String Sorting Order - Informix to PostgreSQL Migration

When you migrate an Informix database to PostgeSQL you may notice differences in the results of queries that use sorting (ORDER BY clause).

Let's consider an example.

Informix: Default codepage 819 (Latin 1 ISO-8859-1)

  CREATE TABLE words (name VARCHAR(30));
 
  -- Sample data
  INSERT INTO words VALUES ('Apple');      
  INSERT INTO words VALUES ('air'); 
  INSERT INTO words VALUES ('Box');  
 
  -- Now let's run a query ordering rows
  SELECT name FROM words ORDER BY name;

Result:

name
Apple
Box
air

This is probably not what you expected as word air goes after Box.
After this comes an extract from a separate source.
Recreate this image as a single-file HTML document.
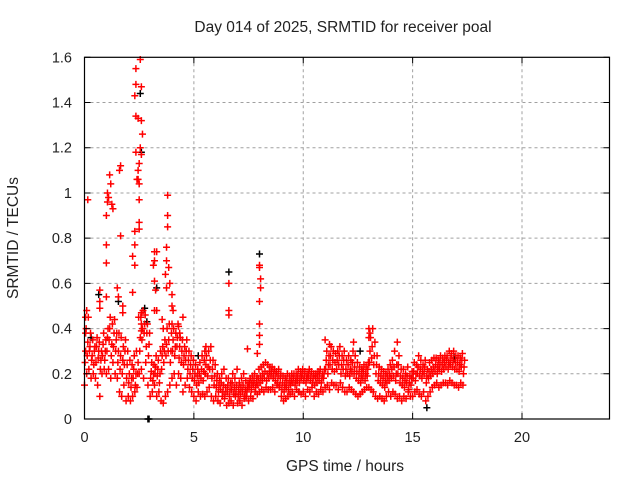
<!DOCTYPE html>
<html><head><meta charset="utf-8"><style>
html,body{margin:0;padding:0;background:#fff;}
svg{display:block;font-family:"Liberation Sans",sans-serif;}
</style></head><body>
<svg id="chart" width="640" height="480" viewBox="0 0 640 480" xmlns="http://www.w3.org/2000/svg">
<rect width="640" height="480" fill="#fff"/>
<text x="343" y="32" font-size="15.5" text-anchor="middle" fill="#222">Day 014 of 2025, SRMTID for receiver poal</text>
<text x="345" y="471" font-size="15.5" text-anchor="middle" fill="#222">GPS time / hours</text>
<text x="0" y="0" font-size="15.5" text-anchor="middle" fill="#222" transform="translate(18,238) rotate(-90)">SRMTID / TECUs</text>
<g id="grid"></g>
<g id="black-series"></g>
<g id="red-series"></g>
<g id="axes"></g>
</svg>
<script>
const xTicks=[0,5,10,15,20];
const yTicks=[0,0.2,0.4,0.6,0.8,1,1.2,1.4,1.6];
const yTickLabels=["0","0.2","0.4","0.6","0.8","1","1.2","1.4","1.6"];
const tStart=0, tStep=0.1;
const lo=[.15,.2,.22,.18,.2,.18,.15,.1,.2,.22,.2,.22,.18,.25,.2,.18,.12,.1,.15,.08,.1,.08,.1,.12,.14,.2,.22,.18,.25,.15,.1,.12,.15,.1,.12,.08,.07,.1,.12,.15,.18,.2,.15,.2,.18,.12,.15,.18,.14,.12,.1,.08,.12,.1,.11,.1,.12,.14,.1,.08,.1,.08,.07,.1,.09,.06,.07,.08,.06,.1,.07,.08,.06,.09,.1,.08,.1,.09,.12,.11,.12,.13,.12,.14,.13,.13,.14,.12,.15,.14,.1,.08,.09,.1,.11,.12,.1,.13,.12,.11,.12,.1,.13,.12,.14,.1,.12,.11,.13,.12,.14,.15,.13,.16,.15,.15,.13,.16,.14,.12,.12,.14,.13,.12,.11,.1,.11,.12,.13,.14,.14,.13,.12,.1,.09,.1,.09,.08,.1,.12,.1,.12,.11,.09,.1,.08,.1,.09,.12,.1,.1,.12,.13,.11,.1,.12,.08,.1,.12,.14,.15,.16,.14,.15,.16,.16,.15,.17,.16,.15,.15,.14,.16,.15];
const m1=[.25,.28,.3,.26,.24,.25,.27,.22,.28,.26,.3,.35,.28,.32,.3,.25,.22,.2,.24,.18,.16,.14,.18,.15,.2,.3,.35,.38,.32,.28,.18,.17,.2,.19,.16,.22,.25,.28,.3,.25,.3,.28,.32,.27,.25,.24,.26,.22,.2,.18,.17,.15,.16,.18,.17,.2,.19,.22,.18,.15,.14,.12,.13,.12,.11,.12,.1,.13,.11,.12,.1,.11,.12,.1,.12,.14,.13,.15,.14,.15,.16,.17,.18,.17,.18,.19,.18,.17,.16,.15,.13,.12,.14,.13,.15,.16,.15,.17,.16,.18,.17,.16,.18,.17,.16,.15,.16,.17,.16,.18,.22,.2,.24,.22,.21,.22,.24,.2,.22,.19,.2,.19,.21,.2,.18,.17,.16,.18,.17,.19,.25,.27,.24,.2,.17,.16,.15,.14,.16,.17,.18,.19,.17,.2,.16,.15,.14,.16,.13,.15,.18,.17,.2,.19,.18,.2,.16,.18,.19,.2,.21,.2,.22,.21,.22,.23,.22,.24,.23,.22,.22,.21,.23,.2];
const m2=[.3,.34,.32,.28,.3,.32,.3,.26,.33,.3,.36,.4,.33,.38,.35,.3,.28,.26,.3,.24,.2,.18,.22,.2,.25,.36,.4,.42,.38,.33,.21,.2,.23,.22,.2,.28,.3,.33,.35,.3,.35,.32,.36,.32,.3,.28,.3,.26,.24,.22,.2,.19,.2,.22,.21,.24,.23,.26,.22,.19,.17,.15,.16,.15,.14,.15,.13,.16,.14,.15,.13,.14,.15,.13,.14,.16,.16,.17,.16,.18,.19,.2,.21,.2,.21,.21,.2,.2,.19,.18,.16,.15,.17,.16,.17,.18,.17,.19,.18,.2,.19,.18,.2,.19,.18,.18,.19,.2,.18,.2,.26,.24,.28,.26,.25,.26,.28,.24,.26,.22,.24,.22,.25,.23,.21,.2,.19,.21,.2,.22,.3,.32,.28,.24,.2,.19,.18,.17,.19,.2,.22,.23,.2,.24,.19,.18,.17,.19,.16,.18,.21,.2,.23,.22,.21,.23,.19,.21,.22,.23,.24,.23,.25,.24,.25,.26,.25,.27,.26,.25,.25,.24,.26,.23];
const hi=[.4,.45,.38,.35,.32,.36,.34,.3,.38,.35,.4,.45,.42,.44,.38,.38,.36,.32,.35,.3,.26,.24,.28,.3,.45,.45,.48,.46,.42,.38,.25,.24,.28,.26,.3,.32,.35,.4,.42,.38,.4,.38,.42,.36,.35,.32,.35,.3,.28,.26,.24,.22,.25,.28,.26,.28,.3,.32,.26,.24,.2,.18,.2,.22,.18,.18,.16,.2,.18,.22,.16,.18,.2,.17,.16,.18,.19,.2,.18,.22,.23,.24,.25,.24,.23,.23,.22,.21,.22,.2,.19,.18,.2,.19,.2,.2,.2,.22,.21,.22,.21,.2,.22,.21,.2,.2,.21,.22,.2,.22,.3,.28,.32,.3,.29,.3,.32,.28,.3,.26,.28,.26,.3,.28,.25,.23,.22,.24,.23,.25,.36,.4,.34,.28,.23,.22,.21,.2,.22,.24,.26,.3,.24,.28,.22,.22,.2,.23,.19,.21,.25,.24,.28,.26,.24,.26,.22,.25,.26,.27,.27,.26,.28,.27,.28,.28,.3,.29,.3,.28,.28,.27,.29,.26];
const redOutT=[0.15,1.0,1.0,1.0,1.05,1.05,1.1,1.15,1.2,1.25,1.3,1.6,1.65,1.65,1.5,1.55,2.2,2.2,2.3,2.3,2.3,2.35,2.3,2.35,2.35,2.35,2.45,2.45,2.45,2.5,2.5,2.5,2.55,2.55,2.6,2.6,2.65,2.6,2.5,2.4,2.5,2.6,2.6,3.2,3.15,3.2,3.25,3.2,3.3,3.8,3.8,3.8,3.75,3.75,3.7,3.85,3.9,3.75,4.0,4.0,4.05,3.2,3.3,4.5,6.6,6.6,6.6,8.0,8.0,8.05,8.05,8.0,8.0,8.0,8.0,0.7,0.7,0.7,1.0,0.1,0.05,0.05,1.75,1.75,2.6,3.6,3.55,4.3,4.35,4.0,5.5,5.55,7.45,7.9,13.0,13.05,13.0,11.0,11.2,14.3,12.3];
const redOutV=[0.97,0.9,0.77,0.69,0.96,1.0,0.98,1.08,1.04,0.95,0.93,1.1,1.12,0.81,0.58,0.54,0.56,0.72,0.77,0.68,0.83,1.18,1.43,1.55,1.48,1.34,1.33,1.1,1.06,1.04,0.97,0.87,1.2,1.59,1.47,1.32,1.26,1.17,1.13,1.06,0.84,0.47,0.42,0.74,0.68,0.61,0.57,0.7,0.74,0.99,0.9,0.85,0.76,0.7,0.64,0.67,0.6,0.58,0.55,0.5,0.48,0.48,0.48,0.45,0.6,0.48,0.46,0.68,0.67,0.62,0.58,0.52,0.42,0.37,0.33,0.57,0.52,0.49,0.54,0.48,0.45,0.38,0.5,0.47,0.39,0.4,0.44,0.41,0.38,0.42,0.3,0.32,0.31,0.29,0.4,0.38,0.36,0.35,0.33,0.34,0.34];
const blackT=[2.9,2.95,6.6,8.0,2.55,2.6,0.65,2.75,2.85,15.65,3.3,1.55,0.3,5.2,9.8,12.6,16.9];
const blackV=[0,0,0.65,0.73,1.44,1.18,0.55,0.49,0.43,0.05,0.58,0.52,0.36,0.28,0.12,0.3,0.27];

const L=84.5,R=609.5,T=57.3,B=419;
const xs=v=>L+(v/24)*(R-L);
const ys=v=>B-(v/1.6)*(B-T);
const NS="http://www.w3.org/2000/svg";
function mk(tag,attrs,parent){const e=document.createElementNS(NS,tag);for(const k in attrs)e.setAttribute(k,attrs[k]);parent.appendChild(e);return e;}
const grid=document.getElementById('grid'),axes=document.getElementById('axes');
xTicks.forEach((t,i)=>{
  const x=xs(t);
  if(t>0){const g=mk('line',{x1:x,x2:x,y1:T,y2:B,stroke:'#a0a0a0','stroke-dasharray':'3,3','stroke-width':1},grid);
  
  }
  const tk=mk('path',{d:`M${x},${B}v-6M${x},${T}v6`,stroke:'#000','stroke-width':1,fill:'none'},axes);
  
  
  const lb=mk('text',{x:x,y:442,'font-size':14.5,'text-anchor':'middle',fill:'#222'},axes);
  lb.textContent=String(t);
  
  
});
yTicks.forEach((v,i)=>{
  const y=ys(v);
  if(v>0&&v<1.6){const g=mk('line',{x1:L,x2:R,y1:y,y2:y,stroke:'#a0a0a0','stroke-dasharray':'3,3','stroke-width':1},grid);
  
  }
  const tk=mk('path',{d:`M${L},${y}h6M${R},${y}h-6`,stroke:'#000','stroke-width':1,fill:'none'},axes);
  
  
  const lb=mk('text',{x:72,y:y+5,'font-size':14.5,'text-anchor':'end',fill:'#222'},axes);
  lb.textContent=yTickLabels[i];
  
  
});
const frame=mk('rect',{x:L,y:T,width:R-L,height:B-T,fill:'none',stroke:'#000','stroke-width':1.2},axes);



function plus(parent,t,v,color){
  const x=xs(t),y=ys(v);
  const p=mk('path',{d:`M${x-3.5},${y}h7M${x},${y-3.5}v7`,stroke:color,'stroke-width':1.5,fill:'none'},parent);
  
  
}
const bl=document.getElementById('black-series'),rd=document.getElementById('red-series');
blackT.forEach((t,i)=>plus(bl,t,blackV[i],'#000'));
[lo,m1,m2,hi].forEach((arr,k)=>arr.forEach((v,i)=>plus(rd,tStart+i*tStep+k*0.025,v,'#f00')));
redOutT.forEach((t,i)=>plus(rd,t,redOutV[i],'#f00'));
</script>
</body></html>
Let's add some more data and start the query again:

   INSERT INTO words VALUES (' Cloud'); 
   INSERT INTO words VALUES ('9'); 
   INSERT INTO words VALUES ('a9ir');  
 
   SELECT name FROM words ORDER BY name;

Result:

name
Cloud
9
Apple
Box
a9ir
air

You can see that the data ordered according to ASCII code set where an upper case letter's code is less than the code of a lower case letter, and blanks and digits have code lower than upper case letters.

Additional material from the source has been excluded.